Realizing he could save more than $300,000 by not having to rebuild the two overcrowded RAID arrays, Manning put a stop to buying RAID in a willy-nilly fashion. About a year and a half ago, he implemented a storage-area network (SAN) using Gadzoox Capellix Fibre Channel switches and DataCore SANsymphony virtualization software.
The rollout cost $500,000, but saves time and trouble whenever IT needs to expand storage. "I can buy whatever disk is available and reconfigure the array on the SAN without taking the network down," he says.
Manning uses SANsymphony to dynamically allocate the pool of storage wherever it's needed. He monitors and administers the virtualization process from a single Web-based console, greatly reducing the complexity of managing his network. This also allows his staff to spend more time addressing other problems.
Installed on industry-standard Intel servers called Storage Domain Servers, SANsymphony supports Windows NT/2000, Unix, NetWare, Macintosh and Linux operating systems. The fund has two mirrored Storage Domain Servers for fault-tolerance. If one fails, the other takes over.
IT also has set thresholds that warn staff when data capacity reaches 60 percent utilization. When a threshold is exceeded, SANsymphony sends an e-mail warning or pager message to IT workers so they can plan and budget for more disk drives. "By virtualizing the storage space,I can better plan now how storage will affect my budget operations because I can see how that space is going to be used," Manning says.
When new disks arrive, IT plugs them into the cabinets, and formats and initializes them. The DataCore software recognizes the additional space and queries the administrator on how the space should be apportioned. Manning's group normally adds space over the weekend when it won't disrupt the workflow.
"[SANsymphony] lets us drag and drop storage from one server to another," Manning says. "It makes moving storage really easy."
Assisted by Selenetix, a systems integrator and reseller, Manning set out to deploy a SAN and virtualization software over a weekend. Accustomed to week-long upgrades to the RAID system, Manning was surprised that everything went as smoothly as it did. Users see data no differently than before.

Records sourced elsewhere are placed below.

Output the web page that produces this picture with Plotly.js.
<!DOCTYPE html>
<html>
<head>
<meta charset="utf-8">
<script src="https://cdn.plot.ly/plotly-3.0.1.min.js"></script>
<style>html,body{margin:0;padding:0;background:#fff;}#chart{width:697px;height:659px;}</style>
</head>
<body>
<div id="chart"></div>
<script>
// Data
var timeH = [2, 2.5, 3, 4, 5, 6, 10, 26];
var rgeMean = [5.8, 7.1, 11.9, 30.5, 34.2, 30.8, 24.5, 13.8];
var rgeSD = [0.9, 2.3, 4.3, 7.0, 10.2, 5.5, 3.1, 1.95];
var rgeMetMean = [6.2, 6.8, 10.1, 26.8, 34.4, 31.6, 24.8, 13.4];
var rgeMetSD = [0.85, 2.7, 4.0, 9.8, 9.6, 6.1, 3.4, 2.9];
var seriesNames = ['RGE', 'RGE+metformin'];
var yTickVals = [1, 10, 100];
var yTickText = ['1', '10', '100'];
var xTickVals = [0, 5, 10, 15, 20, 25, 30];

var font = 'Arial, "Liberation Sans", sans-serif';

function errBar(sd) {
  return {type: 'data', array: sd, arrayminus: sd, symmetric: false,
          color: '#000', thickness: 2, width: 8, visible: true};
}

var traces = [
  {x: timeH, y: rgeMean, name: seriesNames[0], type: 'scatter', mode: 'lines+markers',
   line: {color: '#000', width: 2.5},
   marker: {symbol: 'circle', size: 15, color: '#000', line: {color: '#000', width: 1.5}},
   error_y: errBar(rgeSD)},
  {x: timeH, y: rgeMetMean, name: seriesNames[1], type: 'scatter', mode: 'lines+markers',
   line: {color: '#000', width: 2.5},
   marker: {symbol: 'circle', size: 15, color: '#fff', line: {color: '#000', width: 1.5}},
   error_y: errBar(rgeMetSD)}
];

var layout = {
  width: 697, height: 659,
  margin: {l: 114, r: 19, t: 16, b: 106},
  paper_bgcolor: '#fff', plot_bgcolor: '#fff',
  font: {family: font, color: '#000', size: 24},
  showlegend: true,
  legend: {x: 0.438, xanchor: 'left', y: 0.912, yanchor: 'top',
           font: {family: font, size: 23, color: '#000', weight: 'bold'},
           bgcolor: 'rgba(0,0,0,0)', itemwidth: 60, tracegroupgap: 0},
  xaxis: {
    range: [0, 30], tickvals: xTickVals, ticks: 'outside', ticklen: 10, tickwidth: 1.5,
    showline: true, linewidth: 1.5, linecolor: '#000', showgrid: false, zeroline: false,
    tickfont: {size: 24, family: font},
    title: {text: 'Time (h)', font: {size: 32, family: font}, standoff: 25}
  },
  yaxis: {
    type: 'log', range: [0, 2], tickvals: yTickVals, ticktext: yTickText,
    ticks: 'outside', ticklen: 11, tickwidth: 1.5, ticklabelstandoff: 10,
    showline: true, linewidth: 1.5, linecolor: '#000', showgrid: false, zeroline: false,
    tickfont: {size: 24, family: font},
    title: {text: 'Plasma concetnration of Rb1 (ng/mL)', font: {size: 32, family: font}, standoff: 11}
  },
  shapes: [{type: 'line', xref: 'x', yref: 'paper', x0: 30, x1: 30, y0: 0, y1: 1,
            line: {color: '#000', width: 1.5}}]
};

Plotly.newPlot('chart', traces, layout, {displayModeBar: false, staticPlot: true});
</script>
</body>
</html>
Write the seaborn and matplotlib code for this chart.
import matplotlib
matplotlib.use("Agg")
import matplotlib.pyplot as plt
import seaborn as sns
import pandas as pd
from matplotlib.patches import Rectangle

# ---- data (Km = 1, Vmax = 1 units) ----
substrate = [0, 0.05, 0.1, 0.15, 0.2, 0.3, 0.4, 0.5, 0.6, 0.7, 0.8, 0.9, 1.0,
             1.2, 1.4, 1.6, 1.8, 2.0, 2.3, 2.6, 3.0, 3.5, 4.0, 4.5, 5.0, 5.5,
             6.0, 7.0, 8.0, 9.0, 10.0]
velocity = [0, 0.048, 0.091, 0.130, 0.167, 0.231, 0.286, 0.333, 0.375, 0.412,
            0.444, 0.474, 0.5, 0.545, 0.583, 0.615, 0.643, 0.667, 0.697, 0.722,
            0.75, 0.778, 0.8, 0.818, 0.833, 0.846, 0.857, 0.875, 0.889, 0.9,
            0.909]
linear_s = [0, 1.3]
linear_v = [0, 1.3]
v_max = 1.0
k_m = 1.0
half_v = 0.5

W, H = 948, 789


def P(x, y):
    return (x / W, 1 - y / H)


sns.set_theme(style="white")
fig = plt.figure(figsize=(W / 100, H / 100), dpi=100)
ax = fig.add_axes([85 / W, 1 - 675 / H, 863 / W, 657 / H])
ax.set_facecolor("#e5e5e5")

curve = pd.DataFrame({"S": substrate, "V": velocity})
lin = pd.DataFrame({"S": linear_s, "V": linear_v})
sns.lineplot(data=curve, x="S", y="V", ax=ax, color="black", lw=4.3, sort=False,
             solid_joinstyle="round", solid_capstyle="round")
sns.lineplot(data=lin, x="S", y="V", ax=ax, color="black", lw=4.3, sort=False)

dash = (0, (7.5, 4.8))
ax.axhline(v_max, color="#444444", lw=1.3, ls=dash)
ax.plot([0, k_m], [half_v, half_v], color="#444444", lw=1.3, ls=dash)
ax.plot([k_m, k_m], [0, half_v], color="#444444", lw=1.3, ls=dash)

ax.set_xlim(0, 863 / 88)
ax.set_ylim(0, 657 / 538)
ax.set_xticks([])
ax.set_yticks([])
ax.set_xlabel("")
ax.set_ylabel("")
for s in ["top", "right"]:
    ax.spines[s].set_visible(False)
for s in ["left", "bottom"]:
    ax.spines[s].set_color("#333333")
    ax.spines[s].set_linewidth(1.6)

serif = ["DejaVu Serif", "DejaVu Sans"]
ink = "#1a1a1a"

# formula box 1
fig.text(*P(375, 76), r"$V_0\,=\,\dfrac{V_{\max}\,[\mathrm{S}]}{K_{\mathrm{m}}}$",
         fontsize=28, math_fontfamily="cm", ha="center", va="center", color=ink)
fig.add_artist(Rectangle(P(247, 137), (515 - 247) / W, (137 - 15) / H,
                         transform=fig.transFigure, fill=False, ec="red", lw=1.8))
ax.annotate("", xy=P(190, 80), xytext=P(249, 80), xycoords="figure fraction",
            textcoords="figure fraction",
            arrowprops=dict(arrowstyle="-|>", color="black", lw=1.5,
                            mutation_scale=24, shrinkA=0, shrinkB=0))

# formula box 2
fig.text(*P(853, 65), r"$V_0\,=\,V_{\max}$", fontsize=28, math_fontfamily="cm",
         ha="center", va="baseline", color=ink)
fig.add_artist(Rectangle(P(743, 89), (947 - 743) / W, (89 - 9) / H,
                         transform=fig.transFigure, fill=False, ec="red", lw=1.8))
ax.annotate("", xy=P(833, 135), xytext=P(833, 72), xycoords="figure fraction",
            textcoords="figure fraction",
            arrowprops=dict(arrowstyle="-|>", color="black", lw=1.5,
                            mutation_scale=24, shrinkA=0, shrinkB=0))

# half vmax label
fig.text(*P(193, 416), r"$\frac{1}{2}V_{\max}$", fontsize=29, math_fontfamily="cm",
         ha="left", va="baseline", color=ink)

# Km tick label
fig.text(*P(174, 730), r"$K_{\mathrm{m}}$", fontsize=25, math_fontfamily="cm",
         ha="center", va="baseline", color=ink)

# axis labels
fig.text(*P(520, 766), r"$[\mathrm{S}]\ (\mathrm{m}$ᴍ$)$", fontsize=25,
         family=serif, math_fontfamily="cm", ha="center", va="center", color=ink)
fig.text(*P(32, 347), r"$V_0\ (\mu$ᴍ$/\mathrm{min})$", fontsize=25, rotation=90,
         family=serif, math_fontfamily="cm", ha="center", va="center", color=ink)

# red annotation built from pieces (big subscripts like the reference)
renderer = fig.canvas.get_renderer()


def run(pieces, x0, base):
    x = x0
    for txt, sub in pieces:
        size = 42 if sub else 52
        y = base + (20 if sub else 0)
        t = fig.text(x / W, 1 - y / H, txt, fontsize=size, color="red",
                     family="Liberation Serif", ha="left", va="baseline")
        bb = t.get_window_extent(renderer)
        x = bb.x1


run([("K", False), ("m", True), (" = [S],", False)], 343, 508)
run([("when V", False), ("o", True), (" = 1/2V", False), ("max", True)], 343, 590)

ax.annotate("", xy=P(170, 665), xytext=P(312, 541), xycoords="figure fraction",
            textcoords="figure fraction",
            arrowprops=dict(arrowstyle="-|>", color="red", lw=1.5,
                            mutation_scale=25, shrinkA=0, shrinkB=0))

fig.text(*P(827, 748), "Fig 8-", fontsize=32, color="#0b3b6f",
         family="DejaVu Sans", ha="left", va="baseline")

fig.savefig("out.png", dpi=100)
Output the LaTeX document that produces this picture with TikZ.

Next up on Manning's to-do list are to increase fault-tolerance on the SAN and integrate two Solaris servers that are used for management and fund-tracking applications. These servers will add as much as 600G bytes of data to the SAN.
Plumbers & Pipefitters Pension Fund is also taking advantage of SANsymphony's snapshot back-up capability. "We are moving to a disk-to-disk backup, in which we use snapshots to back up to another disk in real time and then to tape from the second copy," Manning says. "The integration of features such as mirroring and [snapshot backup] are extremely important to us."